Technology will play in particular a key role in the area of advice for retirement through facilitating better engagement, efficiency and sophisticated simplicity, with the expectation being that the industry would need to move from a model of the provision of retirement advice to retirement counselling.

However, current models of engaging with members who need advice is lacking as 50% of accounts belonging to members aged 65 and over that are still in an accumulation product despite the potential tax benefits of moving to a pension product, the study found.

But with millions of superannuants requiring early intervention, technology would need to play a key role in ensuring these members are reached while data analytics and member segmentation could ensure members were not left behind.

Further, funds would be able to engage with members more regularly, provide nudges to seek formal advice or change behaviour and track goals progressively over time on the pathway to retirement.
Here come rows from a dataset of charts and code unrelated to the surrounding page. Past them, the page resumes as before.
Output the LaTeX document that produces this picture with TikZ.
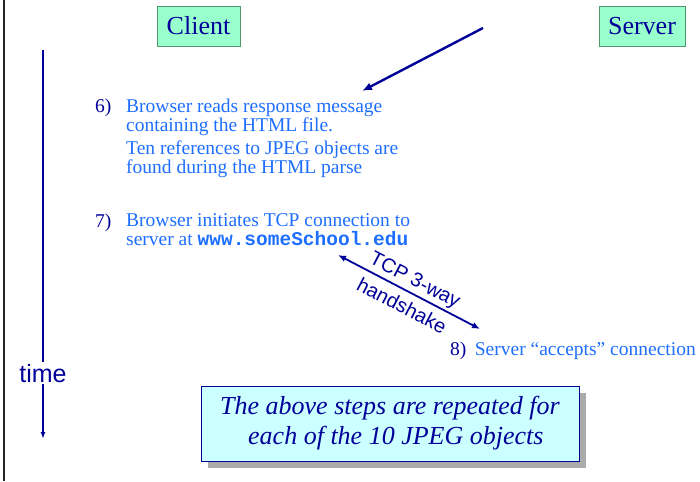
\documentclass[tikz,border=0pt]{standalone}
\usepackage{fontspec}
\setmainfont{Liberation Serif}
\setsansfont{Liberation Sans}
\setmonofont{Liberation Mono}
\usetikzlibrary{arrows.meta, positioning, shadows}
\definecolor{navy}{RGB}{0,0,153}
\definecolor{msgblue}{RGB}{30,110,255}
\definecolor{hostgreen}{RGB}{153,255,204}
\definecolor{hostedge}{RGB}{80,150,110}
\definecolor{notecyan}{RGB}{204,255,255}

\begin{document}
\begin{tikzpicture}[
  x=1pt, y=-1pt,
  host/.style={rectangle, draw=hostedge, line width=0.6pt, fill=hostgreen,
    minimum height=40pt, inner sep=0pt, text=navy, font=\fontsize{26}{28}\selectfont},
  num/.style={anchor=base west, inner sep=0pt, text=navy, font=\fontsize{19.5}{19}\selectfont},
  msg/.style={anchor=base west, align=left, inner sep=0pt, text=msgblue, font=\fontsize{19.5}{19}\selectfont},
  flow/.style={draw=navy, line width=2.4pt, -{Latex[length=10pt,width=8pt]}},
  shake/.style={draw=navy, line width=1.8pt, {Latex[length=8pt,width=6.5pt]}-{Latex[length=8pt,width=6.5pt]}},
  shakelbl/.style={sloped, inner sep=2pt, text=navy, font=\sffamily\fontsize{20}{22}\selectfont},
  axis/.style={draw=navy, line width=1.6pt},
  note/.style={rectangle, draw=navy, line width=1pt, fill=notecyan, minimum width=378pt, minimum height=75pt,
    align=left, text=navy, font=\itshape\fontsize{26}{30}\selectfont,
    drop shadow={shadow xshift=7pt, shadow yshift=-7pt, fill=black!33, opacity=1}}
]
\useasboundingbox (0,0) rectangle (700,481);
\draw[line width=1.2pt, black!85] (4,0) -- (4,481);

\node[host, minimum width=83pt] (client) at (198.5,26) {Client};
\node[host, minimum width=86pt] (server) at (642,26) {Server};

\coordinate (respfrom) at (483,28);
\coordinate (respto) at (362,91);
\draw[flow] (respfrom) -- (respto);

\coordinate (axistop) at (43,50);
\coordinate (axisend) at (43,439);
\node[inner sep=2pt, text=navy, font=\sffamily\fontsize{25}{27}\selectfont, anchor=base] (time) at (43,382) {time};
\draw[axis] (axistop) -- (time);
\draw[axis, -{Latex[length=7pt,width=5pt]}] (time) -- (axisend);

\node[num] (n6) at (95,113) {6)};
\node[msg] (s6) at (126,173.3) {Browser reads response message\\containing the HTML file.\\[4.3pt]Ten references to JPEG objects are\\found during the HTML parse};

\node[num] (n7) at (95,227) {7)};
\node[msg] (s7) at (126,245.5) {Browser initiates TCP connection to\\server at \texttt{\bfseries www.someSchool.edu}};

\coordinate (shakeA) at (338,255);
\coordinate (shakeB) at (480,329);
\draw[shake] (shakeA) -- node[shakelbl, above=0pt] (tcp) {TCP 3-way} node[shakelbl, below=5pt] (hs) {handshake} (shakeB);

\node[num] (n8) at (450,355) {8)};
\node[msg] (s8) at ([xshift=8pt]n8.base east) {Server “accepts” connection};

\node[note] (repeat) at (390,423.5) {The above steps are repeated for\\\hspace*{28pt}each of the 10 JPEG objects};
\end{tikzpicture}
\end{document}
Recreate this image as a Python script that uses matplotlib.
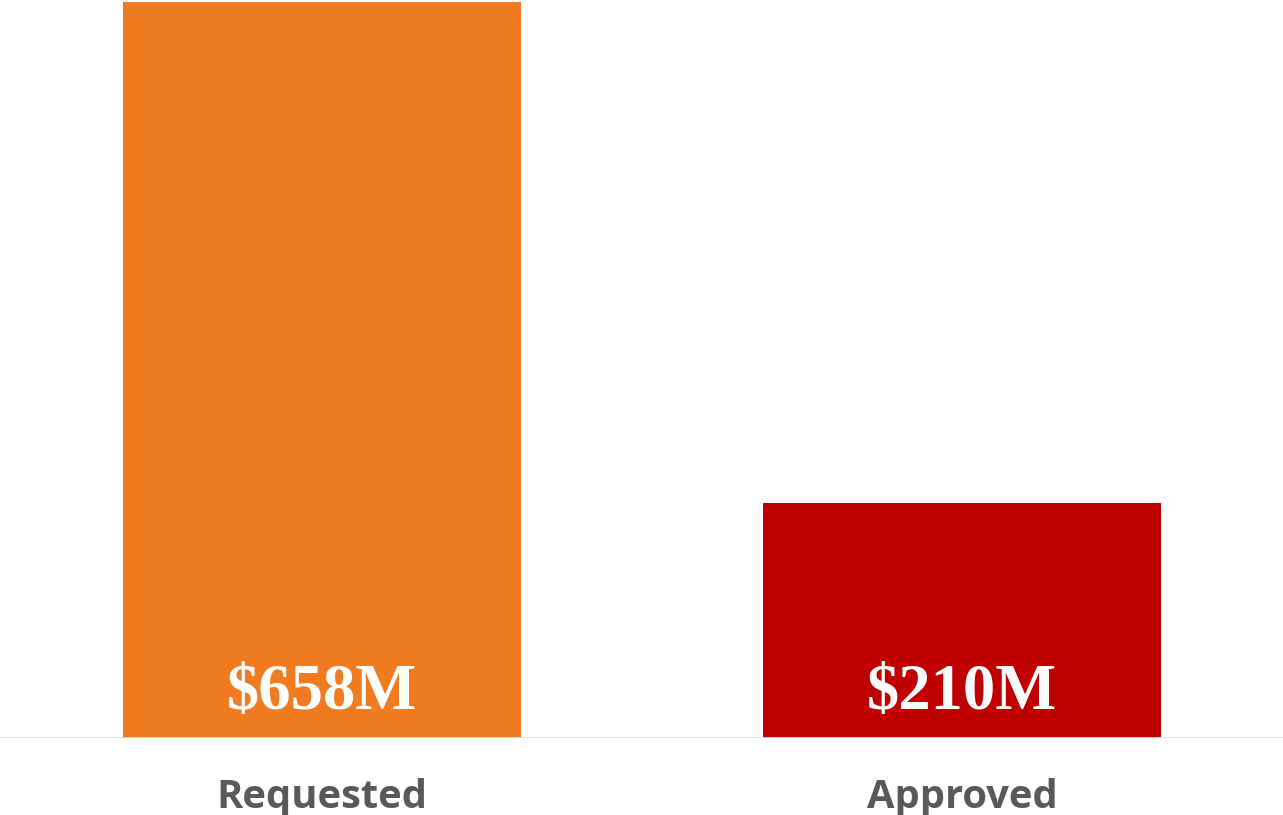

According to Rice Warner, RegTech (regulatory technology) would further drive efficiencies by both boosting the quality of compliance with regulation and reducing the cost of compliance, by pushing the burden of compliance onto computers.

At the same time, integrating software with customer data held in the registry and prefilling external data through open banking or online collection would be expected to reduce the cost of undertaking fact finds, fast tracking the provision of advice and increasing the probability that members will use online tools.

Finally, as the retirement market develops there will be a need for increased complexity in the delivery of retirement advice.

This would mean that more sophisticated retirement strategies that take into account potential for aged care, home equity release, and longevity products such as comprehensive income products for retirement (CIPRs) would require ever more sophisticated actuarial algorithms that could be used to give consistent responses across multiple channels.